Jaws of Hakkon opens up a whole new area of the map to explore, and is recommended for levels of at least twenty or higher; for story purposes, it is best done before the final quest of the main game, as that way the full range of companions will be accessible. The story unfolds through a series of quests as the area is explored in search of Ameridan, the previous Inquisitor who mysteriously disappeared several hundred years ago. While not the focus of the story, some of the most striking moments come from the subtle parallels between the old and new Inquisitions. It can be revealed that Inquisitor Ameridan traveled with a disparate group of companions who squabbled and bickered throughout their mission, but there was no one else he’d rather have. Sound familiar? Of course it does, and your own squabbling companions don’t hesitate to point it out. The story of Ameridan is a brilliant addition to the lore of the series, working especially well with Inquisition’s themes of duty, religion, and companionship. Ameridan understands the burden that Inquisitors carry and knows all too well how easy it can be to flounder when the weight of the world rests on your shoulders.
As with any new region, you are introduced to this new area by fan favorite Scout Harding, quickly giving you the run down and introducing you to the excitable Professor Bram Kenric, who is easily one of the best NPCs of the game. The Frostback Basin is a vibrant, well-rounded environment, full of lush terrains and sights. Players of Dragon Age II might have a touch of déjà vu regarding some of the mountainous regions of the map, as at times it does feel remarkably like Sundermount. Visual treats like making camps at the tops of tall trees, or seeing the sun set from on top of a mountain, make the area distinctive.
Adding to the unique feel of the area is the expanded character design of the Avvar, Thedas’ equivalent to the Vikings. Far from being the goat tossing side note of the main game, Jaws of Hakkon gives the Avvar personality and a rich culture. The Avvar’s attitude towards spirits and magic is in sharp contrast with most opinions seen in the game, and help to give a more well rounded view to the current lore. In addition to the friendly tribe of Avvar, you are also encounter the titular Jaws of Hakkon, a hostile tribe who are seeking to reincarnate one of the not so benevolent Avvar gods into a fierce dragon. For an added humorous bonus after you defeat the final boss, make sure to gain favor with the Avvar of Stone-Bear Hold (much like the quest By the Grace of the Dalish in the Exalted Plains).
The humor that has come to be a key component of any BioWare game shines through here to great effect. Just try to listen to the Inquisitor lampshade their history with bears without laughing out loud. Playing around with an assortment of companions rewards you with some humorous gems, like Solas’ deadpan reaction to people forgetting certain members of the Elven pantheon, to Cassandra’s disgust at the Inquisitor’s use of puns, and especially Cole cheerfully and earnestly greeting your enemies.

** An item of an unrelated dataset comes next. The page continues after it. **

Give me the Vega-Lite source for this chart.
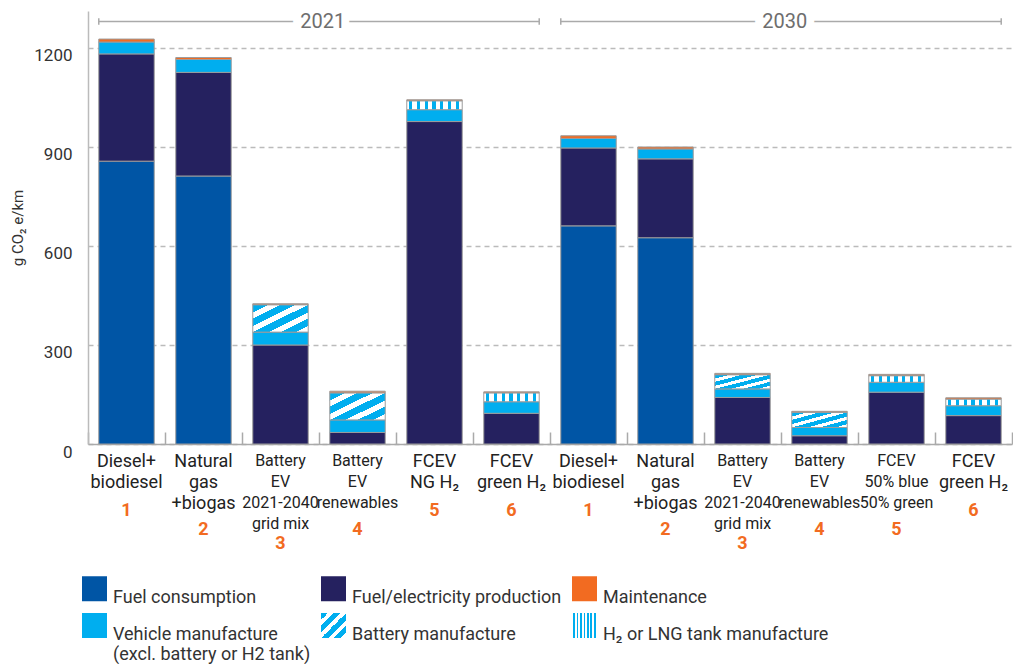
{
  "$schema": "https://vega.github.io/schema/vega-lite/v6.json",
  "width": 924,
  "height": 433,
  "padding": {"left": 10, "top": 11, "right": 0, "bottom": 0},
  "background": "white",
  "config": {
    "font": "Roboto",
    "view": {"stroke": null},
    "axisX": {
      "title": null,
      "labelAngle": 0,
      "labelAlign": "center",
      "labelBaseline": "top",
      "labelOverlap": false,
      "labelLimit": 0,
      "grid": false
    }
  },
  "datasets": {
    "bars": [
      {"bar": "21|Diesel+|biodiesel|1", "component": "Fuel consumption", "value": 857},
      {"bar": "21|Diesel+|biodiesel|1", "component": "Fuel/electricity production", "value": 325},
      {"bar": "21|Diesel+|biodiesel|1", "component": "Vehicle manufacture (excl. battery or H2 tank)", "value": 36},
      {"bar": "21|Diesel+|biodiesel|1", "component": "Maintenance", "value": 9},
      {"bar": "21|Natural|gas|+biogas|2", "component": "Fuel consumption", "value": 812},
      {"bar": "21|Natural|gas|+biogas|2", "component": "Fuel/electricity production", "value": 314},
      {"bar": "21|Natural|gas|+biogas|2", "component": "Vehicle manufacture (excl. battery or H2 tank)", "value": 39},
      {"bar": "21|Natural|gas|+biogas|2", "component": "Maintenance", "value": 6},
      {"bar": "21|Battery|EV|2021-2040|grid mix|3", "component": "Fuel/electricity production", "value": 300},
      {"bar": "21|Battery|EV|2021-2040|grid mix|3", "component": "Vehicle manufacture (excl. battery or H2 tank)", "value": 39},
      {"bar": "21|Battery|EV|2021-2040|grid mix|3", "component": "Battery manufacture", "value": 83},
      {"bar": "21|Battery|EV|2021-2040|grid mix|3", "component": "Maintenance", "value": 3},
      {"bar": "21|Battery|EV|renewables|4", "component": "Fuel/electricity production", "value": 35},
      {"bar": "21|Battery|EV|renewables|4", "component": "Vehicle manufacture (excl. battery or H2 tank)", "value": 38},
      {"bar": "21|Battery|EV|renewables|4", "component": "Battery manufacture", "value": 82},
      {"bar": "21|Battery|EV|renewables|4", "component": "Maintenance", "value": 5},
      {"bar": "21|FCEV|NG H₂|5", "component": "Fuel/electricity production", "value": 977},
      {"bar": "21|FCEV|NG H₂|5", "component": "Vehicle manufacture (excl. battery or H2 tank)", "value": 36},
      {"bar": "21|FCEV|NG H₂|5", "component": "H₂ or LNG tank manufacture", "value": 27},
      {"bar": "21|FCEV|NG H₂|5", "component": "Maintenance", "value": 3},
      {"bar": "21|FCEV|green H₂|6", "component": "Fuel/electricity production", "value": 93},
      {"bar": "21|FCEV|green H₂|6", "component": "Vehicle manufacture (excl. battery or H2 tank)", "value": 35},
      {"bar": "21|FCEV|green H₂|6", "component": "H₂ or LNG tank manufacture", "value": 27},
      {"bar": "21|FCEV|green H₂|6", "component": "Maintenance", "value": 3},
      {"bar": "30|Diesel+|biodiesel|1", "component": "Fuel consumption", "value": 661},
      {"bar": "30|Diesel+|biodiesel|1", "component": "Fuel/electricity production", "value": 236},
      {"bar": "30|Diesel+|biodiesel|1", "component": "Vehicle manufacture (excl. battery or H2 tank)", "value": 29},
      {"bar": "30|Diesel+|biodiesel|1", "component": "Maintenance", "value": 8},
      {"bar": "30|Natural|gas|+biogas|2", "component": "Fuel consumption", "value": 625},
      {"bar": "30|Natural|gas|+biogas|2", "component": "Fuel/electricity production", "value": 239},
      {"bar": "30|Natural|gas|+biogas|2", "component": "Vehicle manufacture (excl. battery or H2 tank)", "value": 30},
      {"bar": "30|Natural|gas|+biogas|2", "component": "Maintenance", "value": 6},
      {"bar": "30|Battery|EV|2021-2040|grid mix|3", "component": "Fuel/electricity production", "value": 141},
      {"bar": "30|Battery|EV|2021-2040|grid mix|3", "component": "Vehicle manufacture (excl. battery or H2 tank)", "value": 26},
      {"bar": "30|Battery|EV|2021-2040|grid mix|3", "component": "Battery manufacture", "value": 43},
      {"bar": "30|Battery|EV|2021-2040|grid mix|3", "component": "Maintenance", "value": 4},
      {"bar": "30|Battery|EV|renewables|4", "component": "Fuel/electricity production", "value": 25},
      {"bar": "30|Battery|EV|renewables|4", "component": "Vehicle manufacture (excl. battery or H2 tank)", "value": 25},
      {"bar": "30|Battery|EV|renewables|4", "component": "Battery manufacture", "value": 46},
      {"bar": "30|Battery|EV|renewables|4", "component": "Maintenance", "value": 3},
      {"bar": "30|FCEV|50% blue|50% green|5", "component": "Fuel/electricity production", "value": 157},
      {"bar": "30|FCEV|50% blue|50% green|5", "component": "Vehicle manufacture (excl. battery or H2 tank)", "value": 30},
      {"bar": "30|FCEV|50% blue|50% green|5", "component": "H₂ or LNG tank manufacture", "value": 20},
      {"bar": "30|FCEV|50% blue|50% green|5", "component": "Maintenance", "value": 4},
      {"bar": "30|FCEV|green H₂|6", "component": "Fuel/electricity production", "value": 86},
      {"bar": "30|FCEV|green H₂|6", "component": "Vehicle manufacture (excl. battery or H2 tank)", "value": 30},
      {"bar": "30|FCEV|green H₂|6", "component": "H₂ or LNG tank manufacture", "value": 20},
      {"bar": "30|FCEV|green H₂|6", "component": "Maintenance", "value": 4}
    ],
    "groups": [
      {"year": "2021", "start": "21|Diesel+|biodiesel|1", "end": "21|FCEV|green H₂|6", "mid": "21|Battery|EV|renewables|4"},
      {"year": "2030", "start": "30|Diesel+|biodiesel|1", "end": "30|FCEV|green H₂|6", "mid": "30|Battery|EV|renewables|4"}
    ]
  },
  "resolve": {"axis": {"x": "independent"}},
  "layer": [
    {
      "data": {"name": "bars"},
      "transform": [
        {"calculate": "indexof(['Fuel consumption','Fuel/electricity production','Vehicle manufacture (excl. battery or H2 tank)','Battery manufacture','H₂ or LNG tank manufacture','Maintenance'], datum.component)", "as": "stackOrder"}
      ],
      "mark": {"type": "bar", "width": {"band": 0.72}, "stroke": "#9c9c9c", "strokeWidth": 1},
      "encoding": {
        "x": {
          "field": "bar", "type": "nominal",
          "scale": {
            "domain": ["21|Diesel+|biodiesel|1", "21|Natural|gas|+biogas|2", "21|Battery|EV|2021-2040|grid mix|3", "21|Battery|EV|renewables|4", "21|FCEV|NG H₂|5", "21|FCEV|green H₂|6", "30|Diesel+|biodiesel|1", "30|Natural|gas|+biogas|2", "30|Battery|EV|2021-2040|grid mix|3", "30|Battery|EV|renewables|4", "30|FCEV|50% blue|50% green|5", "30|FCEV|green H₂|6"],
            "paddingInner": 0, "paddingOuter": 0
          },
          "axis": {
            "orient": "bottom",
            "labelExpr": "slice(split(datum.value, '|'), 1, -1)",
            "labelLineHeight": 21,
            "labelPadding": 8,
            "labelFontSize": {"condition": {"test": "indexof(datum.value, 'Battery') >= 0 || indexof(datum.value, '50%') >= 0", "value": 16}, "value": 18},
            "labelColor": "#222222",
            "ticks": false,
            "tickSize": 0,
            "domain": true,
            "domainColor": "#aaaaaa",
            "domainWidth": 1.5
          }
        },
        "y": {
          "field": "value", "type": "quantitative", "stack": "zero",
          "scale": {"domain": [0, 1312], "nice": false},
          "title": "g CO₂ e/km",
          "axis": {
            "values": [0, 300, 600, 900, 1200],
            "format": "d",
            "grid": true,
            "gridDash": [5, 4],
            "gridColor": "#bbbbbb",
            "gridWidth": 1.5,
            "ticks": false,
            "domainColor": "#bbbbbb",
            "domainWidth": 1.5,
            "labelFontSize": 17,
            "labelColor": "#333333",
            "labelPadding": 16,
            "labelBaseline": "top",
            "titleFontSize": 15,
            "titleFontWeight": "normal",
            "titleColor": "#333333",
            "titlePadding": 8
          }
        },
        "color": {
          "field": "component", "type": "nominal",
          "scale": {
            "domain": ["Fuel consumption", "Fuel/electricity production", "Maintenance", "Vehicle manufacture (excl. battery or H2 tank)", "Battery manufacture", "H₂ or LNG tank manufacture"],
            "range": [
              "#0055a5", "#25215f", "#f26b21", "#00aeef",
              {"expr": "{gradient: 'linear', x1: 0, y1: 0, x2: 1, y2: 1, stops: [{offset: 0, color: '#00aeef'}, {offset: 0.14, color: '#00aeef'}, {offset: 0.14, color: '#ffffff'}, {offset: 0.25, color: '#ffffff'}, {offset: 0.25, color: '#00aeef'}, {offset: 0.39, color: '#00aeef'}, {offset: 0.39, color: '#ffffff'}, {offset: 0.5, color: '#ffffff'}, {offset: 0.5, color: '#00aeef'}, {offset: 0.64, color: '#00aeef'}, {offset: 0.64, color: '#ffffff'}, {offset: 0.75, color: '#ffffff'}, {offset: 0.75, color: '#00aeef'}, {offset: 0.89, color: '#00aeef'}, {offset: 0.89, color: '#ffffff'}, {offset: 1, color: '#ffffff'}]}"},
              {"expr": "{gradient: 'linear', x1: 0, y1: 0, x2: 1, y2: 0, stops: [{offset: 0, color: '#ffffff'}, {offset: 0.04, color: '#ffffff'}, {offset: 0.04, color: '#00aeef'}, {offset: 0.1, color: '#00aeef'}, {offset: 0.1, color: '#ffffff'}, {offset: 0.18, color: '#ffffff'}, {offset: 0.18, color: '#00aeef'}, {offset: 0.24, color: '#00aeef'}, {offset: 0.24, color: '#ffffff'}, {offset: 0.32, color: '#ffffff'}, {offset: 0.32, color: '#00aeef'}, {offset: 0.38, color: '#00aeef'}, {offset: 0.38, color: '#ffffff'}, {offset: 0.46, color: '#ffffff'}, {offset: 0.46, color: '#00aeef'}, {offset: 0.52, color: '#00aeef'}, {offset: 0.52, color: '#ffffff'}, {offset: 0.6, color: '#ffffff'}, {offset: 0.6, color: '#00aeef'}, {offset: 0.66, color: '#00aeef'}, {offset: 0.66, color: '#ffffff'}, {offset: 0.74, color: '#ffffff'}, {offset: 0.74, color: '#00aeef'}, {offset: 0.8, color: '#00aeef'}, {offset: 0.8, color: '#ffffff'}, {offset: 0.88, color: '#ffffff'}, {offset: 0.88, color: '#00aeef'}, {offset: 0.94, color: '#00aeef'}, {offset: 0.94, color: '#ffffff'}, {offset: 1, color: '#ffffff'}]}"}
            ]
          },
          "legend": {
            "orient": "none",
            "legendX": -6,
            "legendY": 565,
            "title": null,
            "columns": 3,
            "direction": "horizontal",
            "padding": 0,
            "symbolType": "square",
            "symbolSize": 625,
            "symbolStrokeWidth": 0,
            "symbolOpacity": 1,
            "labelFontSize": 18,
            "labelColor": "#333333",
            "labelOffset": 6,
            "labelBaseline": "top",
            "labelLimit": 400,
            "labelExpr": "datum.label == 'Vehicle manufacture (excl. battery or H2 tank)' ? ['Vehicle manufacture', '(excl. battery or H2 tank)'] : datum.label",
            "columnPadding": 10,
            "rowPadding": 6,
            "gridAlign": "each"
          }
        },
        "order": {"field": "stackOrder", "type": "quantitative"}
      }
    },
    {
      "mark": {"type": "rule", "color": "#bbbbbb", "strokeWidth": 1.5},
      "encoding": {
        "x": {"datum": "30|Diesel+|biodiesel|1", "type": "nominal", "bandPosition": 0, "axis": null},
        "y": {"datum": 1312, "type": "quantitative", "title": "g CO₂ e/km"},
        "y2": {"datum": -275}
      }
    },
    {
      "data": {"name": "groups"},
      "mark": {"type": "rule", "color": "#aaaaaa", "strokeWidth": 1.5},
      "encoding": {
        "x": {
          "field": "start", "type": "nominal", "bandPosition": 0.14,
          "axis": {
            "orient": "bottom",
            "labels": false,
            "ticks": true,
            "tickBand": "extent",
            "tickSize": -12,
            "tickColor": "#aaaaaa",
            "tickWidth": 1.5,
            "domain": false
          }
        },
        "x2": {"field": "end", "bandPosition": 0.86},
        "y": {"datum": 1280, "type": "quantitative", "title": "g CO₂ e/km"}
      }
    },
    {
      "data": {"name": "groups"},
      "mark": {"type": "rule", "color": "#aaaaaa", "strokeWidth": 1.5},
      "encoding": {
        "x": {
          "field": "start", "type": "nominal", "bandPosition": 0.14,
          "axis": {
            "orient": "bottom",
            "labelExpr": "isString(datum.value) && length(split(datum.value, '|')) == 4 ? peek(split(datum.value, '|')) : ''",
            "labelPadding": 57,
            "labelFontSize": 18,
            "labelFontWeight": "bold",
            "labelColor": "#f26b21",
            "ticks": false,
            "tickSize": 0,
            "domain": false
          }
        },
        "y": {"datum": 1270, "type": "quantitative", "title": "g CO₂ e/km"},
        "y2": {"datum": 1290}
      }
    },
    {
      "data": {"name": "groups"},
      "mark": {"type": "rule", "color": "#aaaaaa", "strokeWidth": 1.5},
      "encoding": {
        "x": {
          "field": "end", "type": "nominal", "bandPosition": 0.86,
          "axis": {
            "orient": "bottom",
            "labelExpr": "isString(datum.value) && length(split(datum.value, '|')) == 5 ? peek(split(datum.value, '|')) : ''",
            "labelPadding": 76,
            "labelFontSize": 18,
            "labelFontWeight": "bold",
            "labelColor": "#f26b21",
            "ticks": false,
            "tickSize": 0,
            "domain": false
          }
        },
        "y": {"datum": 1270, "type": "quantitative", "title": "g CO₂ e/km"},
        "y2": {"datum": 1290}
      }
    },
    {
      "data": {"name": "groups"},
      "mark": {"type": "text", "fontSize": 20, "fill": "white", "stroke": "white", "strokeWidth": 16, "baseline": "middle", "align": "center"},
      "encoding": {
        "x": {
          "field": "mid", "type": "nominal", "bandPosition": 0.05,
          "axis": {
            "orient": "bottom",
            "labelExpr": "isString(datum.value) && length(split(datum.value, '|')) == 6 ? peek(split(datum.value, '|')) : ''",
            "labelPadding": 90,
            "labelFontSize": 18,
            "labelFontWeight": "bold",
            "labelColor": "#f26b21",
            "ticks": false,
            "tickSize": 0,
            "domain": false
          }
        },
        "y": {"datum": 1280, "type": "quantitative", "title": "g CO₂ e/km"},
        "text": {"field": "year"}
      }
    },
    {
      "data": {"name": "groups"},
      "mark": {"type": "text", "fontSize": 20, "color": "#6e6e6e", "baseline": "middle", "align": "center"},
      "encoding": {
        "x": {"field": "mid", "type": "nominal", "bandPosition": 0.05, "axis": null},
        "y": {"datum": 1280, "type": "quantitative", "title": "g CO₂ e/km"},
        "text": {"field": "year"}
      }
    }
  ]
}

Smaller details like party banter and several new war table missions also liven up the game.
Jaws of Hakkon is an enjoyable but unessential addition to Inquisition, great for players looking to prolong their game or for an excuse to dive back into Thedas. Those hoping for more content that directly influences the main story, or in-depth interactions with companions, however, may be disappointed. It’s great to see the Inquisition story being expanded so relatively soon after release, and hopefully Jaws of Hakkon is first in the line of solid DLC for the game.